Five more days until I'll be seeing them at Radio City Music Hall with Cyndi Lauper, Debbie Harry and Erasure...

I've got to get going. Time for the long, ugly ride to Jersey. Garden State my ass.

Friday, June 01, 2007


If you've ever been to a wine tasting you know that they also include a lot of advice about "pairings" with food. They tell you what kind of wine to drink with whatever food you are eating, which for some reason is usually the type of meat. I guess there is an assumption that vegetarians don't drink wine.

They even do this with beer now. With the increase in popularity of micro brews I've seen beer tastings advertised that includes how to pair your beer to the appropriate food. I imagine that a hefeweizen would go with bratwurst.
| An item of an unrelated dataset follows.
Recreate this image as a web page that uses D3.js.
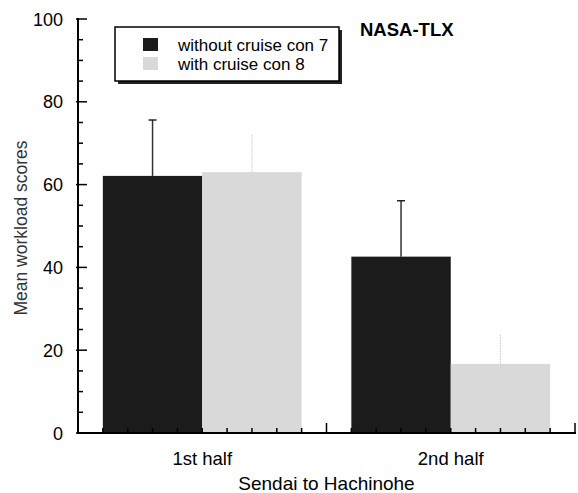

But really, who needs to know what food to pair with alcohol? I think a much better education would be what booze to match with your emotional state or occasion. That's much more useful to people than what kind of wine to have with a porterhouse. And it addresses more directly why people drink.

I have a few of my own suggestions. Feel free to add your own.

Let's start with a positive emotion. Extreme happiness. For this, the suggested pairing is Cosmopolitans. If you see any pictures of me from the weekend I got married, I don't think you'll see me not holding a Cosmo.

For anxiety? No better match than Jägermeister. Calms the nerves real nice. Throw in an Ativan for an extra strength nerve calming.

Now for a specific anxiety instead of just general, you may need to change that up. For anxiety that comes from a fear of flying a special mix may be needed. This is when you pull out the big guns of an Ativan and two pre-flight vodka cranberry juices. Follow this with two in-flight vodka-crans and you'll be right as rain. For flights over 4 hours, add an additional vodka-cran every hour.

What about family reunions? If yours is anything like mine, a bunch of backward-ass country fucks, you'll need lots and lots of Screwdrivers. And probably some marijuana. And if you can get your hands on any opiates...

And depression. Is there really any other better use for alcohol than depression? But there are different drinks for different depressing occasions.

If you are in your early twenties and your college girlfriend dumps you, go with a twelve pack of Keystone Light and a bottle of tequila.

If you are a Cubs fan and you just saw your team come two outs away from going to the World Series only to blow it, just keep drinking Pabst Blue Ribbon until you pass out. If the Cubs win the World Series, well, pretty much the same applies.

Didn't get that job you wanted? There are a couple of ways to go. If you missed out on a white collar executive position, go with twelve year-old scotch. You deserve it.

Get turned down for that crappy blue collar factory job? Budweiser is your friend.

If you are an artistic type and you didn't get that big part or story published, punish yourself with some Rumple Minze.

Now if you did get any of the above jobs and you want to celebrate, go with a Guinness or a Boddingtons. Unless you're the executive guy, then just upgrade to the 30 year-old scotch.

If your insane mother comes to visit for a weekend, you'll need three bottle of Pinot Noir.

Under 40 birthday? Sangria.

Over 40 birthday? Vodka.

And for a celebration I'm planning on having later this year, when the Yankees miss the playoffs and finish in (or close to) last place? Break out the Miller High Life baby!!! Celebrate the demise of the Evil Empire with The Champagne of Beers.

Those are just a few suggestions. Feel free to let me know yours.

And remember the immortal words of Homer Simpson, "To Alcohol. The cause of, and solution to, all of life's problems."